• **Task description**: Each line below should be quoted exactly, please.

• **Data provided**:
[Begin]
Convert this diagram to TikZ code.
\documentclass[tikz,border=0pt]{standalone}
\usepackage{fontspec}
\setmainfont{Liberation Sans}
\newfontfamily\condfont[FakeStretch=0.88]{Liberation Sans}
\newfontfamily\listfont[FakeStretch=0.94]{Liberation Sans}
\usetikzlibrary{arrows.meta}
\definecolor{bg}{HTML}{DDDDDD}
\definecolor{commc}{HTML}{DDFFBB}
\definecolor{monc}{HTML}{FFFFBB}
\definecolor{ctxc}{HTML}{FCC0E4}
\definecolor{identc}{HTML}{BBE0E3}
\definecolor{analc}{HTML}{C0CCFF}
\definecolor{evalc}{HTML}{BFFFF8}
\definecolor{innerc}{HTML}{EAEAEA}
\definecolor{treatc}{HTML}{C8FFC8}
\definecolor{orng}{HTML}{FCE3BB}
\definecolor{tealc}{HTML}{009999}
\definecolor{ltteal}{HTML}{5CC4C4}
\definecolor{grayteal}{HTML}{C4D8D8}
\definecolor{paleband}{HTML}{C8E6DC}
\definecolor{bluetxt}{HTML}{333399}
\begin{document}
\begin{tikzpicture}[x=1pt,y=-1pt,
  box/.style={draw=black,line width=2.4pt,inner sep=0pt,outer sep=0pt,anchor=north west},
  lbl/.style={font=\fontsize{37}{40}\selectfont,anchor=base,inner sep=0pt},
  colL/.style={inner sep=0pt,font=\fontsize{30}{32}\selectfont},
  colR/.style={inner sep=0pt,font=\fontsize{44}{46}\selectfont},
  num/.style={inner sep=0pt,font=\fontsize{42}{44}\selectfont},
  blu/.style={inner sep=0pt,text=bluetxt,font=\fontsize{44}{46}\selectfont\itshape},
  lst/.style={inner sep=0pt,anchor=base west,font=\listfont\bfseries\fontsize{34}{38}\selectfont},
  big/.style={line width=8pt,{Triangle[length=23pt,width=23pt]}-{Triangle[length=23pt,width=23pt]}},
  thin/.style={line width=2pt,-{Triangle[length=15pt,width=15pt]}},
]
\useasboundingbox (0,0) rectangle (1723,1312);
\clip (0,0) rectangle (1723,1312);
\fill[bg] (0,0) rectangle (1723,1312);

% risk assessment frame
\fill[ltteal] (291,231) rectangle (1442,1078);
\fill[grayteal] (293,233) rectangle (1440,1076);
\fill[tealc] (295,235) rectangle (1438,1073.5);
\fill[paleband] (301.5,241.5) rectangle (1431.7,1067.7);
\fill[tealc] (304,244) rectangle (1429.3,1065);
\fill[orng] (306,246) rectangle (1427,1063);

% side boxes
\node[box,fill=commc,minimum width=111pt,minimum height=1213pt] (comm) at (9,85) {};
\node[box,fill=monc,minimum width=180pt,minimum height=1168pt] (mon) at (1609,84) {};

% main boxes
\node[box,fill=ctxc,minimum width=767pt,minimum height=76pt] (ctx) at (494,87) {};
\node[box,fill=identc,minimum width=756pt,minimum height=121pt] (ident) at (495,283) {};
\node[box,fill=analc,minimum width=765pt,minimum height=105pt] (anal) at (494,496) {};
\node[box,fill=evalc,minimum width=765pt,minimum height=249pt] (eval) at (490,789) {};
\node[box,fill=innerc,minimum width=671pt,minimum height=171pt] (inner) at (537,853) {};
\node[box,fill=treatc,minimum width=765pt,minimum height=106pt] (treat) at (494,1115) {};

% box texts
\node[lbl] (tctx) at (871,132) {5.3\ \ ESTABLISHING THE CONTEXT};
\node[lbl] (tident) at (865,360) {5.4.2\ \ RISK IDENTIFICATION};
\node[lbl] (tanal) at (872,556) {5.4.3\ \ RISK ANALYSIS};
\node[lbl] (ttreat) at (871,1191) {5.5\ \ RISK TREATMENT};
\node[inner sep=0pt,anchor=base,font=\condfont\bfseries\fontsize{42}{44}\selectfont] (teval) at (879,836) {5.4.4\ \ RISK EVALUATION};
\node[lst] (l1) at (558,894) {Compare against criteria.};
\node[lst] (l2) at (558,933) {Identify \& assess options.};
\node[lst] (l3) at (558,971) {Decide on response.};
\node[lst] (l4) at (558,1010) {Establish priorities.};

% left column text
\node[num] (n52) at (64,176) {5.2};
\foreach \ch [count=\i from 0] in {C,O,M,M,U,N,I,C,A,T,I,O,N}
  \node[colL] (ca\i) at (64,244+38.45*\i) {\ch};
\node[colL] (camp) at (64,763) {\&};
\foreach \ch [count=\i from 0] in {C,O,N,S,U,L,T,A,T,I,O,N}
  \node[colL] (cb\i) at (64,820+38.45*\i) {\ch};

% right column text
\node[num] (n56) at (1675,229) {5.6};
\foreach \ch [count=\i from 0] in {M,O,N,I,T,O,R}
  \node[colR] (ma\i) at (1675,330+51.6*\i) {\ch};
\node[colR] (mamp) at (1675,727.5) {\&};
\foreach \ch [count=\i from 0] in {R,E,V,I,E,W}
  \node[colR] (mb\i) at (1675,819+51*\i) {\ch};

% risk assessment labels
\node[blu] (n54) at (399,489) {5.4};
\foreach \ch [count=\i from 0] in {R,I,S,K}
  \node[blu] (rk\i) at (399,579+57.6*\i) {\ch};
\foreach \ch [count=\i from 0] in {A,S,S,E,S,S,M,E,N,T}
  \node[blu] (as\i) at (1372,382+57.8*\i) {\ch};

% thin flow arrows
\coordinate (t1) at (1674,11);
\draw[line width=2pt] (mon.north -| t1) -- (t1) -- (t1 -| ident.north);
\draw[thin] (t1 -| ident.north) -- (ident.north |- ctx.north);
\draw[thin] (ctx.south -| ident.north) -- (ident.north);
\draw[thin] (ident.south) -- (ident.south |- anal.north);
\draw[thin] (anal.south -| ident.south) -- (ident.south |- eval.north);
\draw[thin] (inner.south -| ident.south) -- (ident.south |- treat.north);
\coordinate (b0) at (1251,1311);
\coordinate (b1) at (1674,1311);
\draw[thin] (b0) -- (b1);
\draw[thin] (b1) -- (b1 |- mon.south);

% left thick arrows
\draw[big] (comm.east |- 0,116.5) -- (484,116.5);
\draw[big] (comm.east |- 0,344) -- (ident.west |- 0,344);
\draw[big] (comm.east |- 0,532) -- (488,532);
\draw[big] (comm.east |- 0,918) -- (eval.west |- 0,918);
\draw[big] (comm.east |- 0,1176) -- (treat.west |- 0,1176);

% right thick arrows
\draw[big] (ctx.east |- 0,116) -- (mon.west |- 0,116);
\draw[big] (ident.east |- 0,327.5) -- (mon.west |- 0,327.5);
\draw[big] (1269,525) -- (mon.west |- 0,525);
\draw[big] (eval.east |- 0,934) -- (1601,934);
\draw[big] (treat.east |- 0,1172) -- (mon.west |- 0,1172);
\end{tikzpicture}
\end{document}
[End]
• **Exercise answer**:
Convert this diagram to TikZ code.
\documentclass[tikz,border=0pt]{standalone}
\usepackage{fontspec}
\setmainfont{Liberation Sans}
\newfontfamily\condfont[FakeStretch=0.88]{Liberation Sans}
\newfontfamily\listfont[FakeStretch=0.94]{Liberation Sans}
\usetikzlibrary{arrows.meta}
\definecolor{bg}{HTML}{DDDDDD}
\definecolor{commc}{HTML}{DDFFBB}
\definecolor{monc}{HTML}{FFFFBB}
\definecolor{ctxc}{HTML}{FCC0E4}
\definecolor{identc}{HTML}{BBE0E3}
\definecolor{analc}{HTML}{C0CCFF}
\definecolor{evalc}{HTML}{BFFFF8}
\definecolor{innerc}{HTML}{EAEAEA}
\definecolor{treatc}{HTML}{C8FFC8}
\definecolor{orng}{HTML}{FCE3BB}
\definecolor{tealc}{HTML}{009999}
\definecolor{ltteal}{HTML}{5CC4C4}
\definecolor{grayteal}{HTML}{C4D8D8}
\definecolor{paleband}{HTML}{C8E6DC}
\definecolor{bluetxt}{HTML}{333399}
\begin{document}
\begin{tikzpicture}[x=1pt,y=-1pt,
  box/.style={draw=black,line width=2.4pt,inner sep=0pt,outer sep=0pt,anchor=north west},
  lbl/.style={font=\fontsize{37}{40}\selectfont,anchor=base,inner sep=0pt},
  colL/.style={inner sep=0pt,font=\fontsize{30}{32}\selectfont},
  colR/.style={inner sep=0pt,font=\fontsize{44}{46}\selectfont},
  num/.style={inner sep=0pt,font=\fontsize{42}{44}\selectfont},
  blu/.style={inner sep=0pt,text=bluetxt,font=\fontsize{44}{46}\selectfont\itshape},
  lst/.style={inner sep=0pt,anchor=base west,font=\listfont\bfseries\fontsize{34}{38}\selectfont},
  big/.style={line width=8pt,{Triangle[length=23pt,width=23pt]}-{Triangle[length=23pt,width=23pt]}},
  thin/.style={line width=2pt,-{Triangle[length=15pt,width=15pt]}},
]
\useasboundingbox (0,0) rectangle (1723,1312);
\clip (0,0) rectangle (1723,1312);
\fill[bg] (0,0) rectangle (1723,1312);

% risk assessment frame
\fill[ltteal] (291,231) rectangle (1442,1078);
\fill[grayteal] (293,233) rectangle (1440,1076);
\fill[tealc] (295,235) rectangle (1438,1073.5);
\fill[paleband] (301.5,241.5) rectangle (1431.7,1067.7);
\fill[tealc] (304,244) rectangle (1429.3,1065);
\fill[orng] (306,246) rectangle (1427,1063);

% side boxes
\node[box,fill=commc,minimum width=111pt,minimum height=1213pt] (comm) at (9,85) {};
\node[box,fill=monc,minimum width=180pt,minimum height=1168pt] (mon) at (1609,84) {};

% main boxes
\node[box,fill=ctxc,minimum width=767pt,minimum height=76pt] (ctx) at (494,87) {};
\node[box,fill=identc,minimum width=756pt,minimum height=121pt] (ident) at (495,283) {};
\node[box,fill=analc,minimum width=765pt,minimum height=105pt] (anal) at (494,496) {};
\node[box,fill=evalc,minimum width=765pt,minimum height=249pt] (eval) at (490,789) {};
\node[box,fill=innerc,minimum width=671pt,minimum height=171pt] (inner) at (537,853) {};
\node[box,fill=treatc,minimum width=765pt,minimum height=106pt] (treat) at (494,1115) {};

% box texts
\node[lbl] (tctx) at (871,132) {5.3\ \ ESTABLISHING THE CONTEXT};
\node[lbl] (tident) at (865,360) {5.4.2\ \ RISK IDENTIFICATION};
\node[lbl] (tanal) at (872,556) {5.4.3\ \ RISK ANALYSIS};
\node[lbl] (ttreat) at (871,1191) {5.5\ \ RISK TREATMENT};
\node[inner sep=0pt,anchor=base,font=\condfont\bfseries\fontsize{42}{44}\selectfont] (teval) at (879,836) {5.4.4\ \ RISK EVALUATION};
\node[lst] (l1) at (558,894) {Compare against criteria.};
\node[lst] (l2) at (558,933) {Identify \& assess options.};
\node[lst] (l3) at (558,971) {Decide on response.};
\node[lst] (l4) at (558,1010) {Establish priorities.};

% left column text
\node[num] (n52) at (64,176) {5.2};
\foreach \ch [count=\i from 0] in {C,O,M,M,U,N,I,C,A,T,I,O,N}
  \node[colL] (ca\i) at (64,244+38.45*\i) {\ch};
\node[colL] (camp) at (64,763) {\&};
\foreach \ch [count=\i from 0] in {C,O,N,S,U,L,T,A,T,I,O,N}
  \node[colL] (cb\i) at (64,820+38.45*\i) {\ch};

% right column text
\node[num] (n56) at (1675,229) {5.6};
\foreach \ch [count=\i from 0] in {M,O,N,I,T,O,R}
  \node[colR] (ma\i) at (1675,330+51.6*\i) {\ch};
\node[colR] (mamp) at (1675,727.5) {\&};
\foreach \ch [count=\i from 0] in {R,E,V,I,E,W}
  \node[colR] (mb\i) at (1675,819+51*\i) {\ch};

% risk assessment labels
\node[blu] (n54) at (399,489) {5.4};
\foreach \ch [count=\i from 0] in {R,I,S,K}
  \node[blu] (rk\i) at (399,579+57.6*\i) {\ch};
\foreach \ch [count=\i from 0] in {A,S,S,E,S,S,M,E,N,T}
  \node[blu] (as\i) at (1372,382+57.8*\i) {\ch};

% thin flow arrows
\coordinate (t1) at (1674,11);
\draw[line width=2pt] (mon.north -| t1) -- (t1) -- (t1 -| ident.north);
\draw[thin] (t1 -| ident.north) -- (ident.north |- ctx.north);
\draw[thin] (ctx.south -| ident.north) -- (ident.north);
\draw[thin] (ident.south) -- (ident.south |- anal.north);
\draw[thin] (anal.south -| ident.south) -- (ident.south |- eval.north);
\draw[thin] (inner.south -| ident.south) -- (ident.south |- treat.north);
\coordinate (b0) at (1251,1311);
\coordinate (b1) at (1674,1311);
\draw[thin] (b0) -- (b1);
\draw[thin] (b1) -- (b1 |- mon.south);

% left thick arrows
\draw[big] (comm.east |- 0,116.5) -- (484,116.5);
\draw[big] (comm.east |- 0,344) -- (ident.west |- 0,344);
\draw[big] (comm.east |- 0,532) -- (488,532);
\draw[big] (comm.east |- 0,918) -- (eval.west |- 0,918);
\draw[big] (comm.east |- 0,1176) -- (treat.west |- 0,1176);

% right thick arrows
\draw[big] (ctx.east |- 0,116) -- (mon.west |- 0,116);
\draw[big] (ident.east |- 0,327.5) -- (mon.west |- 0,327.5);
\draw[big] (1269,525) -- (mon.west |- 0,525);
\draw[big] (eval.east |- 0,934) -- (1601,934);
\draw[big] (treat.east |- 0,1172) -- (mon.west |- 0,1172);
\end{tikzpicture}
\end{document}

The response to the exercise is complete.